On 2015-11-27 08:08, Sönke Ludwig wrote:

Actually, no! Conditionals and loops are the only constructs - switch is
a possibility, but basically nothing else. There will also never be
variables, just constants. There is a definitive limit, namely when it
becomes impossible to reason about the code in a generic way, without
"executing" it, so in particular anything that would make it touring
complete is a no-go - no recursion, no loop flow control statements, no
goto. In fact, there are no "statements" at all, these are all purely
declarative "directives".

On one hand that means that now you have to take care of security issues
(holes in the scripting engine/compiler or DoS attacks of various sorts)
when you want to use this on a server (code.dlang.org).
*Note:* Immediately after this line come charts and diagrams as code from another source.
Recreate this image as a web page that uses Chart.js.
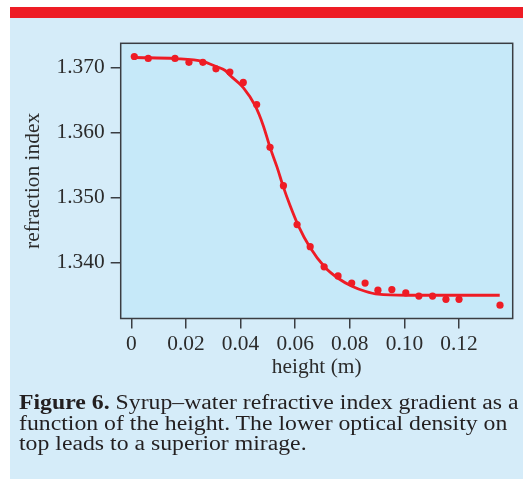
<!DOCTYPE html>
<html>
<head>
<meta charset="utf-8">
<script src="https://cdn.jsdelivr.net/npm/chart.js"></script>
<style>
  html, body { margin: 0; padding: 0; background: #fff; }
  #page { position: relative; width: 523px; height: 479px; overflow: hidden; }
  #redbar { position: absolute; left: 10px; top: 7px; width: 513px; height: 11px; background: #ee1c25; }
  #panel { position: absolute; left: 10px; top: 18px; width: 513px; height: 461px; background: #d5ecf9; }
  #chartbox { position: absolute; left: 0; top: 0; width: 523px; height: 479px; }
  #caption {
    position: absolute; left: 19px; top: 392px; white-space: nowrap;
    font-family: "Liberation Serif", "DejaVu Serif", serif; font-size: 21.6px; line-height: 20.6px;
    color: #231f20; transform: scaleX(1.1); transform-origin: 0 0;
  }
</style>
</head>
<body>
<div id="page">
  <div id="redbar"></div>
  <div id="panel"></div>
  <div id="chartbox"><canvas id="chart" width="523" height="479"></canvas></div>
  <div id="caption"><b>Figure 6.</b> Syrup–water refractive index gradient as a<br>function of the height. The lower optical density on<br>top leads to a superior mirage.</div>
</div>
<script>
// measured points: height (m) vs refraction index
const measHeight = [0.0011, 0.0062, 0.0160, 0.0211, 0.0262, 0.0310, 0.0361, 0.0410, 0.0459, 0.0508,
  0.0557, 0.0607, 0.0655, 0.0706, 0.0757, 0.0807, 0.0856, 0.0903, 0.0954, 0.1005, 0.1053, 0.1103, 0.1152, 0.1200, 0.1350];
const measIndex = [1.3717, 1.3714, 1.3714, 1.3708, 1.3708, 1.3698, 1.3693, 1.3677, 1.3643, 1.3577,
  1.3518, 1.3458, 1.3424, 1.3393, 1.3379, 1.3368, 1.3368, 1.3357, 1.3358, 1.3353, 1.3348, 1.3348, 1.3343, 1.3343, 1.3334];

// fitted curve
const fitHeight = [0.0011, 0.0161, 0.0263, 0.0311, 0.0344, 0.0362, 0.0410, 0.0453, 0.0483, 0.0508, 0.0534,
  0.0556, 0.0581, 0.0611, 0.0654, 0.0709, 0.0757, 0.0808, 0.0856, 0.0903, 0.1009, 0.1349];
const fitIndex = [1.37154, 1.37138, 1.37092, 1.37015, 1.36954, 1.36877, 1.36692, 1.36415, 1.36108, 1.35769, 1.35462,
  1.35169, 1.34877, 1.34569, 1.34231, 1.33923, 1.33754, 1.33631, 1.33554, 1.33508, 1.33492, 1.33492];

const xTicks = [0, 0.02, 0.04, 0.06, 0.08, 0.10, 0.12];
const xTickLabels = ['0', '0.02', '0.04', '0.06', '0.08', '0.10', '0.12'];
const yTicks = [1.34, 1.35, 1.36, 1.37];
const yTickLabels = ['1.340', '1.350', '1.360', '1.370'];

const RED = '#ee1c25';
const INK = '#3a3d42';
const TEXT = '#2b2b2b';
const serif = '"Liberation Serif", "DejaVu Serif", serif';

const plotFrame = {
  id: 'plotFrame',
  beforeDraw(chart) {
    const a = chart.chartArea, ctx = chart.ctx;
    ctx.save();
    ctx.fillStyle = '#c6e9f9';
    ctx.fillRect(a.left, a.top, a.right - a.left, a.bottom - a.top);
    ctx.restore();
  },
  afterDatasetsDraw(chart) {
    const a = chart.chartArea, ctx = chart.ctx;
    ctx.save();
    ctx.strokeStyle = INK;
    ctx.lineWidth = 1.5;
    ctx.strokeRect(a.left, a.top, a.right - a.left, a.bottom - a.top);
    ctx.restore();
  }
};

const zip = (xs, ys) => xs.map((x, i) => ({ x: x, y: ys[i] }));

new Chart(document.getElementById('chart'), {
  type: 'scatter',
  data: {
    datasets: [
      {
        label: 'measured',
        data: zip(measHeight, measIndex),
        backgroundColor: RED,
        borderColor: RED,
        pointRadius: 3.6,
        pointBorderWidth: 0,
        order: 0
      },
      {
        label: 'fit',
        data: zip(fitHeight, fitIndex),
        showLine: true,
        borderColor: RED,
        borderWidth: 2.8,
        pointRadius: 0,
        cubicInterpolationMode: 'monotone',
        order: 1
      }
    ]
  },
  options: {
    responsive: false,
    animation: false,
    layout: { padding: { left: 10, top: 43.3, right: 10.3, bottom: 98.5 } },
    plugins: { legend: { display: false }, tooltip: { enabled: false } },
    scales: {
      x: {
        type: 'linear',
        min: -0.00388,
        max: 0.13965,
        afterBuildTicks: axis => { axis.ticks = xTicks.map(v => ({ value: v })); },
        afterFit: axis => { axis.height = 62; },
        grid: { drawOnChartArea: false, drawTicks: true, tickLength: 10, color: INK, lineWidth: 1.5 },
        border: { display: false },
        ticks: {
          padding: 3,
          color: TEXT,
          font: { family: serif, size: 21.4 },
          maxRotation: 0,
          autoSkip: false,
          callback: (v) => xTickLabels[xTicks.indexOf(v)]
        },
        title: {
          display: true,
          text: 'height (m)',
          color: TEXT,
          font: { family: serif, size: 21.4 },
          padding: { top: 0, bottom: 0 }
        }
      },
      y: {
        type: 'linear',
        min: 1.33134,
        max: 1.37373,
        afterBuildTicks: axis => { axis.ticks = yTicks.map(v => ({ value: v })); },
        afterFit: axis => { axis.width = 110.7; },
        grid: { drawOnChartArea: false, drawTicks: true, tickLength: 10, color: INK, lineWidth: 1.5 },
        border: { display: false },
        ticks: {
          padding: 6,
          color: TEXT,
          font: { family: serif, size: 21.4 },
          autoSkip: false,
          callback: (v) => yTickLabels[yTicks.indexOf(v)]
        },
        title: {
          display: true,
          text: 'refraction index',
          color: TEXT,
          font: { family: serif, size: 21.4 },
          padding: { top: 11, bottom: 0 }
        }
      }
    }
  },
  plugins: [plotFrame]
});
</script>
</body>
</html>
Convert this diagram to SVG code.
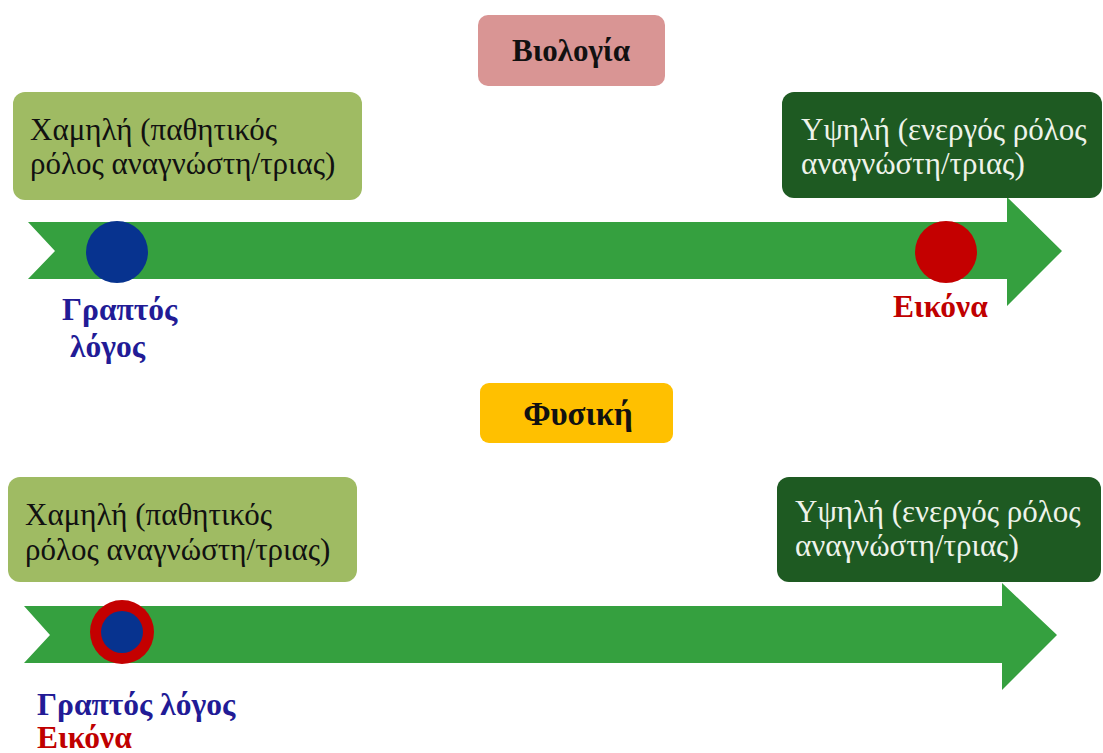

Once there are
big numbers of packages, this could also mean that the hardware
eventually needs to be upgraded when it would have done fine for a long
time with a tiny declarative parser.

Personally I think Dub and code.dlang.org is designed completely wrong. Currently Dub works by the user pushing new code to the repository on GitHub and code.dlang.org watching for changes. If the user instead would use Dub to build a package locally which is then uploaded to code.dlang.org you would have less of these issues. The code would be executed on the client and serialized to a data format (JSON, XML, YAML, whatever) that no person will ever see. code.dlang.org would then read this data format, instead of executing the code, just like it's doing now.